I'm trying to understand the computation of the canonical divisor of $\mathbb{P}^2$.
The usual explanation goes like this:
Let $(X:Y:Z)$ be the coordinates of $\mathbb{P}^2$. In the local chart $U_Z=\{Z\neq 0\}$, we define the coordinates $x:=\frac{X}{Z}$ and $y:=\frac{Y}{Z}$ and take the $2$-form $dx\wedge dy$, which has no zeros and no poles.
In $U_Y:=\{Y\neq 0\}$, we define $u:=\frac{X}{Y}$, $v:=\frac{Z}{Y}$, so that:
\begin{align*} dx\wedge dy&=d\left(\frac{u}{v}\right)\wedge d\left(\frac{1}{v}\right)\\ &=\left(\frac{du}{v}-\frac{u}{v^2}dv\right)\wedge\left(-\frac{1}{v^2}dv\right)\\ &=-\frac{1}{v^3}du\wedge dv \end{align*}
which has a pole of order $3$, therefore $K_{\mathbb{P}^2}=-3H$, where $H$ is a hyperplane (in this case, a line).
What I don't understand about this argumentation is 1) why don't we need to check the other chart $U_X:=\{X\neq 0\}$? and 2) what is this $H$ exactly?

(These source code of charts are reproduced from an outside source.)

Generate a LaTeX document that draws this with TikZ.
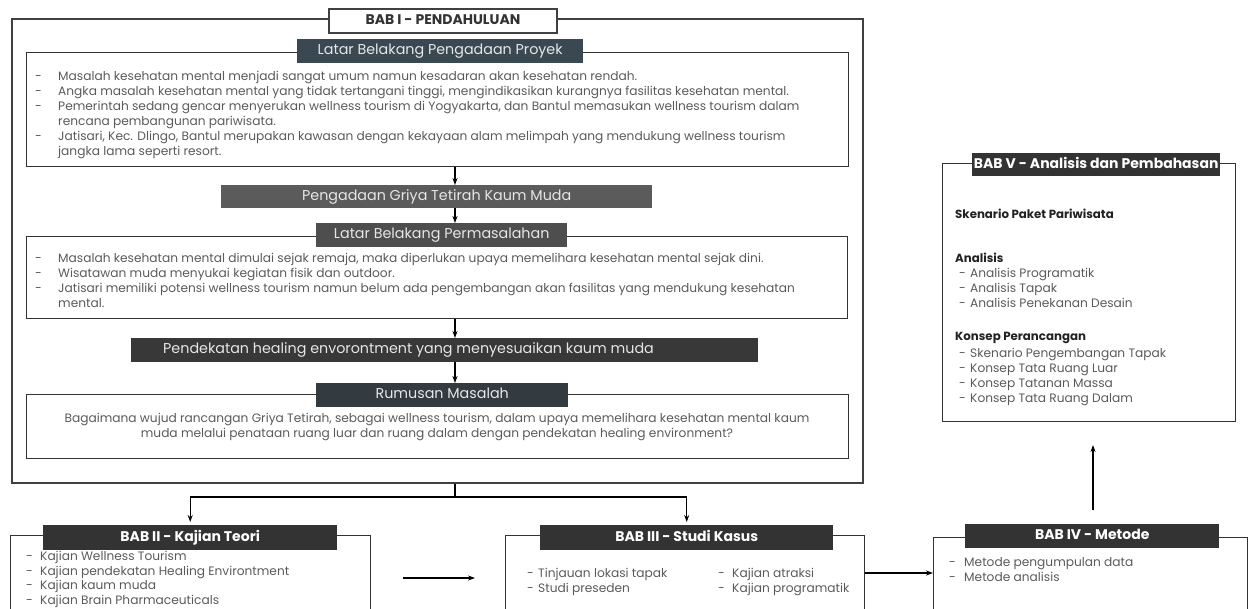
\documentclass[tikz,border=0pt]{standalone}
\usepackage{fontspec}
\setmainfont{Poppins}
\usetikzlibrary{arrows.meta}
\definecolor{framec}{HTML}{404040}
\definecolor{boxc}{HTML}{333333}
\definecolor{hcA}{HTML}{3A4852}
\definecolor{hcB}{HTML}{5B5B5B}
\definecolor{hcC}{HTML}{4E4E4E}
\definecolor{hcD}{HTML}{383838}
\definecolor{hcE}{HTML}{343B40}
\definecolor{babc}{HTML}{333333}
\definecolor{hdrtxt}{HTML}{E6E6E6}
\definecolor{txtc}{HTML}{5A5A5A}
\definecolor{lblc}{HTML}{222222}
\tikzset{
 framebox/.style={draw=framec, line width=2.2pt, inner sep=0pt, anchor=north west},
 boxx/.style={draw=boxc, line width=1.3pt, inner sep=0pt, anchor=north west},
 hdr/.style={text=hdrtxt, inner sep=0pt, anchor=north west, text height=10pt, text depth=3pt, font=\fontsize{14.3}{16}\selectfont},
 babhdr/.style={fill=babc, text=white, inner sep=0pt, anchor=north west, text height=10pt, text depth=3pt, font=\bfseries\fontsize{14}{16}\selectfont},
 titlebox/.style={fill=white, draw=framec, line width=2pt, text=boxc, inner sep=0pt, anchor=north west, text height=10pt, text depth=3pt, font=\bfseries\fontsize{14}{16}\selectfont},
 body/.style={text=txtc, inner sep=0pt, anchor=north west, align=left, font=\fontsize{12.2}{14.8}\selectfont},
 lbl/.style={text=lblc, inner sep=0pt, anchor=north west, align=left, font=\bfseries\fontsize{11.8}{14}\selectfont},
 arr/.style={-{Stealth[length=7pt,width=5pt]}, line width=1.1pt},
 conn/.style={line width=1.1pt},
}
\newcommand{\dsh}[1]{\makebox[#1][l]{-}}
\begin{document}
\begin{tikzpicture}[x=1pt,y=-1pt]
\useasboundingbox (0,0) rectangle (1249,608);
\clip (0,0) rectangle (1249,608);

% ---------- BAB I ----------
\node[framebox, minimum width=851pt, minimum height=464pt] (bab1) at (11,18) {};
\node[titlebox, minimum width=228pt, minimum height=24pt] (bab1t) at (328,8) {BAB I - PENDAHULUAN};

\node[boxx, minimum width=822pt, minimum height=114pt] (b1) at (26,52) {};
\node[hdr, fill=hcA, minimum width=286pt, minimum height=24pt] (h1) at (297,39) {Latar Belakang Pengadaan Proyek};
\node[body, font=\fontsize{12.2}{15}\selectfont] (t1) at (35,71.3) {\dsh{23pt}Masalah kesehatan mental menjadi sangat umum namun kesadaran akan kesehatan rendah.\\
\dsh{23pt}Angka masalah kesehatan mental yang tidak tertangani tinggi, mengindikasikan kurangnya fasilitas kesehatan mental.\\
\dsh{23pt}Pemerintah sedang gencar menyerukan wellness tourism di Yogyakarta, dan Bantul memasukan wellness tourism dalam\\
\hspace*{23pt}rencana pembangunan pariwisata.\\
\dsh{23pt}Jatisari, Kec. Dlingo, Bantul merupakan kawasan dengan kekayaan alam melimpah yang mendukung wellness tourism\\
\hspace*{23pt}jangka lama seperti resort.};

\node[hdr, fill=hcB, minimum width=431pt, minimum height=23pt] (bar1) at (221,185) {Pengadaan Griya Tetirah Kaum Muda};

\node[boxx, minimum width=821pt, minimum height=82pt] (b2) at (26,236) {};
\node[hdr, fill=hcC, minimum width=251pt, minimum height=24pt] (h2a) at (316,223) {Latar Belakang Permasalahan};
\node[body, font=\fontsize{12.2}{15}\selectfont] (t2) at (35,253.3) {\dsh{23pt}Masalah kesehatan mental dimulai sejak remaja, maka diperlukan upaya memelihara kesehatan mental sejak dini.\\
\dsh{23pt}Wisatawan muda menyukai kegiatan fisik dan outdoor.\\
\dsh{23pt}Jatisari memiliki potensi wellness tourism namun belum ada pengembangan akan fasilitas yang mendukung kesehatan\\
\hspace*{23pt}mental.};

\node[hdr, fill=hcD, minimum width=627pt, minimum height=24pt] (bar2) at (131,338) {\makebox[627pt][l]{\hspace*{32pt}Pendekatan healing envorontment yang menyesuaikan kaum muda}};

\node[boxx, minimum width=822pt, minimum height=64pt] (b3) at (26,394) {};
\node[hdr, fill=hcE, minimum width=252pt, minimum height=24pt] (h3a) at (316,383) {Rumusan Masalah};
\node[body, align=center, anchor=north, font=\fontsize{12.2}{14.5}\selectfont] (t3) at (437,413.3) {Bagaimana wujud rancangan Griya Tetirah, sebagai wellness tourism, dalam upaya memelihara kesehatan mental kaum\\
muda melalui penataan ruang luar dan ruang dalam dengan pendekatan healing environment?};

\coordinate (spine) at (455,0);
\draw[arr] (b1.south -| spine) -- (bar1.north -| spine);
\draw[arr] (bar1.south -| spine) -- (h2a.north -| spine);
\draw[arr] (b2.south -| spine) -- (bar2.north -| spine);
\draw[arr] (bar2.south -| spine) -- (h3a.north -| spine);

% ---------- BAB II ----------
\node[boxx, minimum width=360pt, minimum height=100pt] (bab2) at (10,535) {};
\node[babhdr, minimum width=294pt, minimum height=25pt] (h2) at (43,525) {BAB II - Kajian Teori};
\node[body, font=\fontsize{12.2}{14.5}\selectfont] (t4) at (26,551.3) {\dsh{14pt}Kajian Wellness Tourism\\
\dsh{14pt}Kajian pendekatan Healing Environtment\\
\dsh{14pt}Kajian kaum muda\\
\dsh{14pt}Kajian Brain Pharmaceuticals};

% ---------- BAB III ----------
\node[boxx, minimum width=359pt, minimum height=100pt] (bab3) at (505,535) {};
\node[babhdr, minimum width=293pt, minimum height=25pt] (h3) at (540,525) {BAB III - Studi Kasus};
\node[body] (t5) at (527,568.3) {\dsh{11pt}Tinjauan lokasi tapak\\
\dsh{11pt}Studi preseden};
\node[body] (t6) at (718,568.3) {\dsh{14pt}Kajian atraksi\\
\dsh{14pt}Kajian programatik};

% ---------- BAB IV ----------
\node[boxx, minimum width=314pt, minimum height=100pt] (bab4) at (933,537) {};
\node[babhdr, minimum width=254pt, minimum height=24pt] (h4) at (965,524) {BAB IV - Metode};
\node[body] (t7) at (949,557.3) {\dsh{15pt}Metode pengumpulan data\\
\dsh{15pt}Metode analisis};

% ---------- BAB V ----------
\node[boxx, minimum width=293pt, minimum height=258pt] (bab5) at (942,163) {};
\node[babhdr, minimum width=248pt, minimum height=23pt] (h5) at (972,153) {BAB V - Analisis dan Pembahasan};
\node[lbl] (l1) at (955,208.5) {Skenario Paket Pariwisata};
\node[lbl] (l2) at (955,252.5) {Analisis};
\node[body, font=\fontsize{12.2}{15}\selectfont] (t8) at (959,268.3) {\dsh{11pt}Analisis Programatik\\
\dsh{11pt}Analisis Tapak\\
\dsh{11pt}Analisis Penekanan Desain};
\node[lbl] (l3) at (955,332.5) {Konsep Perancangan};
\node[body, font=\fontsize{12.2}{15}\selectfont] (t9) at (959,348.3) {\dsh{11pt}Skenario Pengembangan Tapak\\
\dsh{11pt}Konsep Tata Ruang Luar\\
\dsh{11pt}Konsep Tatanan Massa\\
\dsh{11pt}Konsep Tata Ruang Dalam};

% ---------- connectors ----------
\coordinate (split) at (455,497);
\draw[conn] (bab1.south -| split) -- (split);
\draw[arr, shorten >=3pt] (split) -| (h2.north);
\draw[arr, shorten >=3pt] (split) -| (h3.north);
\coordinate (a23s) at (403,578);
\coordinate (a23e) at (475,578);
\draw[arr] (a23s) -- (a23e);
\coordinate (a34) at (0,573);
\draw[arr] (bab3.east |- a34) -- (bab4.west |- a34);
\coordinate (a45s) at (1093,510);
\coordinate (a45e) at (1093,445);
\draw[arr] (a45s) -- (a45e);
\end{tikzpicture}
\end{document}
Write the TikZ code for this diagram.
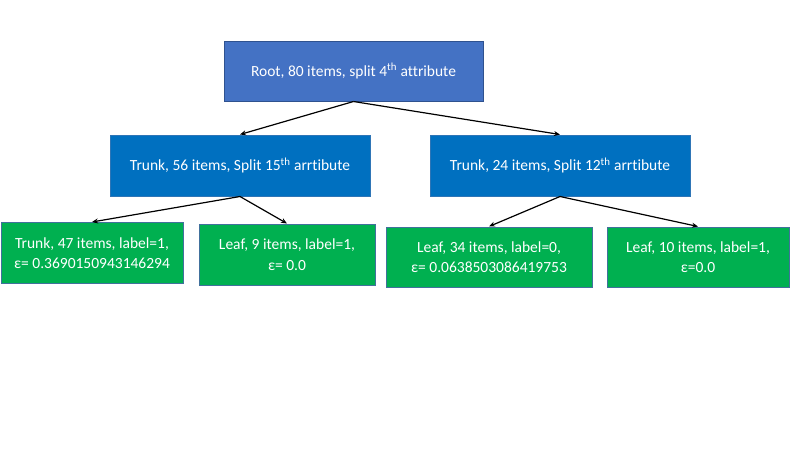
\documentclass[tikz,border=0pt]{standalone}
\usepackage{fontspec}
\setmainfont[Ligatures={NoCommon}]{Carlito}
\usetikzlibrary{arrows.meta}
\definecolor{rootblue}{HTML}{4472C4}
\definecolor{rootedge}{HTML}{2F528F}
\definecolor{trunkblue}{HTML}{0070C0}
\definecolor{trunkedge}{HTML}{2E75B6}
\definecolor{leafgreen}{HTML}{00B050}
\definecolor{leafedge}{HTML}{41719C}
\tikzset{
  box/.style={draw, line width=1pt, text=white, align=center, inner sep=0pt,
    font=\fontsize{15.5}{20.5}\selectfont},
  rootbox/.style={box, fill=rootblue, draw=rootedge},
  trunkbox/.style={box, fill=trunkblue, draw=trunkedge},
  leafbox/.style={box, fill=leafgreen, draw=leafedge},
  conn/.style={draw=black, line width=1.2pt, -{Stealth[length=6pt,width=5pt]}, shorten >=0pt}
}
\begin{document}
\begin{tikzpicture}[x=1pt,y=-1pt]
\useasboundingbox (0,0) rectangle (800,450);
\node[rootbox, minimum width=259pt, minimum height=60pt] (root) at (353.5,71) {Root, 80 items, split 4\textsuperscript{th} attribute};
\node[trunkbox, minimum width=260pt, minimum height=61pt] (tl) at (240,165.5) {Trunk, 56 items, Split 15\textsuperscript{th} arrtibute};
\node[trunkbox, minimum width=260pt, minimum height=61pt] (tr) at (560,165.5) {Trunk, 24 items, Split 12\textsuperscript{th} arrtibute};
\node[leafbox, minimum width=182pt, minimum height=61pt] (l1) at (92,253) {Trunk, 47 items, label=1,\\ε= 0.3690150943146294};
\node[leafbox, minimum width=176pt, minimum height=61pt] (l2) at (287,254.5) {Leaf, 9 items, label=1,\\ε= 0.0};
\node[leafbox, minimum width=206pt, minimum height=60pt] (l3) at (489,257) {Leaf, 34 items, label=0,\\ε= 0.0638503086419753};
\node[leafbox, minimum width=182pt, minimum height=60pt] (l4) at (698,257) {Leaf, 10 items, label=1,\\ε=0.0};
\draw[conn] (root.south) -- (tl.north);
\draw[conn] (root.south) -- (tr.north);
\draw[conn] (tl.south) -- (l1.north);
\draw[conn] (tl.south) -- (l2.north);
\draw[conn] (tr.south) -- (l3.north);
\draw[conn] (tr.south) -- (l4.north);
\end{tikzpicture}
\end{document}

1) $\mathbb{P}^2 \setminus (U_Z \cup U_Y)$ consists of the single point $(1:0:0)$. A divisor of the plane is a line, which can't be contained in this set, so we haven't missed anything.
2) $H$ is the hyperplane where there is a pole, namely $v=0$, i.e., $Z=0$. But all lines in $\mathbb{P}^2$ are linearly equivalent, so if you only care about the class in the Picard group, it doesn't matter which one you choose.